[Source code of charts]
::::
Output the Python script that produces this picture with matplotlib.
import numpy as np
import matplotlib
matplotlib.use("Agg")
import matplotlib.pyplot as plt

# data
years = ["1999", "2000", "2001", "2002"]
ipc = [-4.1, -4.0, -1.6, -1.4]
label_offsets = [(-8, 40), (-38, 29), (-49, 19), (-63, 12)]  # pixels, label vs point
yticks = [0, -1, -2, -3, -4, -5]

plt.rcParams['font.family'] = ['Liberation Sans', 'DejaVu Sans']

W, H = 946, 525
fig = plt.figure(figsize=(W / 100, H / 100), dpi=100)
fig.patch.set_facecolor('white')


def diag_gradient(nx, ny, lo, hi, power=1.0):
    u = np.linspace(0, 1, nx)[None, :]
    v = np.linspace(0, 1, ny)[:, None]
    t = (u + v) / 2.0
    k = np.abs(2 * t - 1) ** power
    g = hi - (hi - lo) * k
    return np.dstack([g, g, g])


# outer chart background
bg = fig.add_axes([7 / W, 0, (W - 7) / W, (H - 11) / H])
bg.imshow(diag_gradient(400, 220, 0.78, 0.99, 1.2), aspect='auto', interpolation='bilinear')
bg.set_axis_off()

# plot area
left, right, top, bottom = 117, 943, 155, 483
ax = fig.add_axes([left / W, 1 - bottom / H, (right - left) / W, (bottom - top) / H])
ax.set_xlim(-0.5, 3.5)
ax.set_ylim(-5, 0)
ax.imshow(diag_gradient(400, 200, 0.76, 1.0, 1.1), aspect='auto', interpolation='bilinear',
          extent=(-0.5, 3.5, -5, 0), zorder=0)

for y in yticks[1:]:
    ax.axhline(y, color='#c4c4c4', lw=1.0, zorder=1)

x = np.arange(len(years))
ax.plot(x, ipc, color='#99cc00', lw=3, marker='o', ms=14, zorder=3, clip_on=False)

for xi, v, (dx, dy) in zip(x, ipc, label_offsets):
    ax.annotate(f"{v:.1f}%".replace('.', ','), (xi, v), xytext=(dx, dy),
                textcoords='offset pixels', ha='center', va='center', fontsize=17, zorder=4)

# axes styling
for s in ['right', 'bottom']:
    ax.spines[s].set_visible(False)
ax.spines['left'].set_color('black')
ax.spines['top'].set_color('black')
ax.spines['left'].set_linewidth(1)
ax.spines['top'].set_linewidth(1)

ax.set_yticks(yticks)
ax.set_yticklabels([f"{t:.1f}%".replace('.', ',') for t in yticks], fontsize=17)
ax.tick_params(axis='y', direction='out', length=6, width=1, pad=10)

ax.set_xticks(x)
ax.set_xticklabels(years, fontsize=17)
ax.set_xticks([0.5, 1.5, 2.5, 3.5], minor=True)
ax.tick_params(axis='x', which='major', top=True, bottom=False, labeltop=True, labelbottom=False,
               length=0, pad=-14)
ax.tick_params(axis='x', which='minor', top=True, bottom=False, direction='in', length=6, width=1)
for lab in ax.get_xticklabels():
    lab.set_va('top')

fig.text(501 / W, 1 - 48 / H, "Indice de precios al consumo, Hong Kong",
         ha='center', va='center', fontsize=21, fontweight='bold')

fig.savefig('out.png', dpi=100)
::::
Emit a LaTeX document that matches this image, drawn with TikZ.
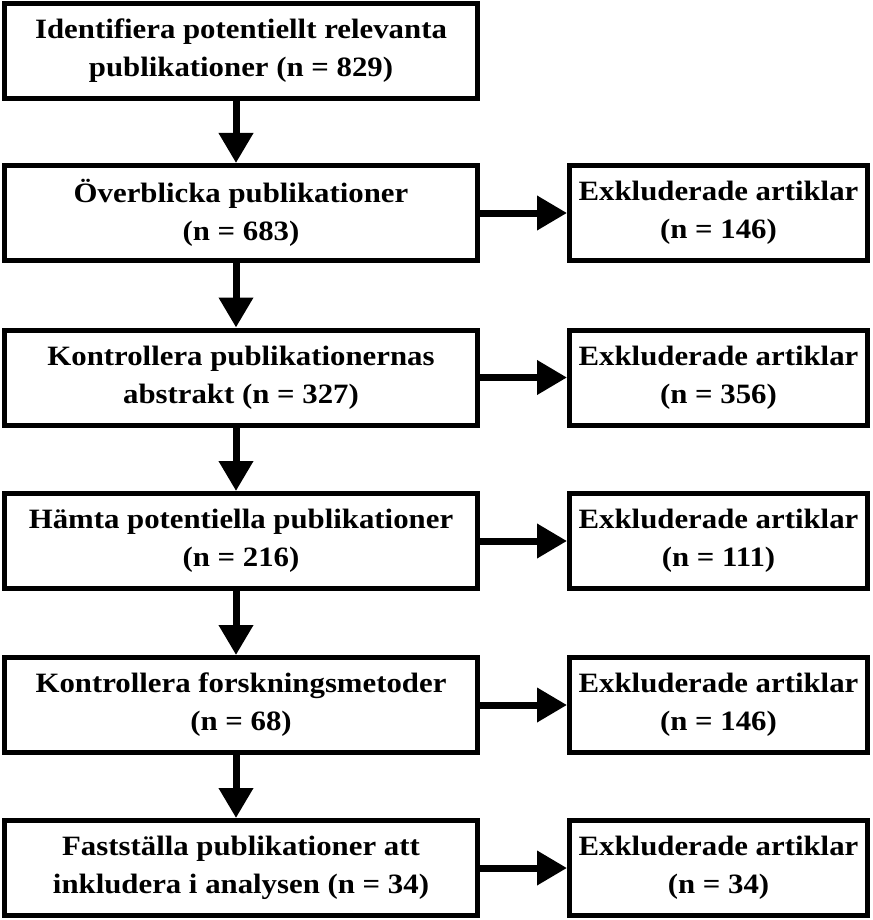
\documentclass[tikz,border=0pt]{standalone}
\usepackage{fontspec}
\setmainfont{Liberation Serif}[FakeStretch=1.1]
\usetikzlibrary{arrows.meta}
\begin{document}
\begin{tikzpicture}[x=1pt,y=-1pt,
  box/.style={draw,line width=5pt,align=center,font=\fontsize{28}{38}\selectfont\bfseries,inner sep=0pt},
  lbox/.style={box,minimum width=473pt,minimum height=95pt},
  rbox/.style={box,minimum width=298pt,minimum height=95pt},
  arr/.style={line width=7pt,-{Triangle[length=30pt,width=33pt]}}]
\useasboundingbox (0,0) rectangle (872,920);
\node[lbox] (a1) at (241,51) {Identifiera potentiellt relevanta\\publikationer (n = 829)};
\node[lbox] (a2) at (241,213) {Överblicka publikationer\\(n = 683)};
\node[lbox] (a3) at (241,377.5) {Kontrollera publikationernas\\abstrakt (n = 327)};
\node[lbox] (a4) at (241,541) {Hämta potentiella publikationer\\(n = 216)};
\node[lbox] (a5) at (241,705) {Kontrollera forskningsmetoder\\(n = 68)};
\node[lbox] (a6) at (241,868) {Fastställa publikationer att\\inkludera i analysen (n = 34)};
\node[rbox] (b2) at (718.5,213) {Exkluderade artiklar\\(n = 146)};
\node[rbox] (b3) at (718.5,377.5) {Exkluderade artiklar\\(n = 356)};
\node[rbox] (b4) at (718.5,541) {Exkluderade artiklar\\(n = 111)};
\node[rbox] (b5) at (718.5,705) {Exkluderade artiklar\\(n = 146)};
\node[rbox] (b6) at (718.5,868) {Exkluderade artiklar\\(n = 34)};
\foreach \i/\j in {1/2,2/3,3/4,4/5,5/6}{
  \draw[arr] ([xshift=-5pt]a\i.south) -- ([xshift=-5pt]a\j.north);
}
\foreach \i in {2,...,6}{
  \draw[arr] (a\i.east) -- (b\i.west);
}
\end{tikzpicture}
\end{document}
::::
* Set problem: Copy out exactly the lines running from the one with "Output the Python" to the one with "yticks = [0, -1, -2, -3, -4, -5]", including both ends, and nothing more.

* Completed exercise:
Output the Python script that produces this picture with matplotlib.
import numpy as np
import matplotlib
matplotlib.use("Agg")
import matplotlib.pyplot as plt

# data
years = ["1999", "2000", "2001", "2002"]
ipc = [-4.1, -4.0, -1.6, -1.4]
label_offsets = [(-8, 40), (-38, 29), (-49, 19), (-63, 12)]  # pixels, label vs point
yticks = [0, -1, -2, -3, -4, -5]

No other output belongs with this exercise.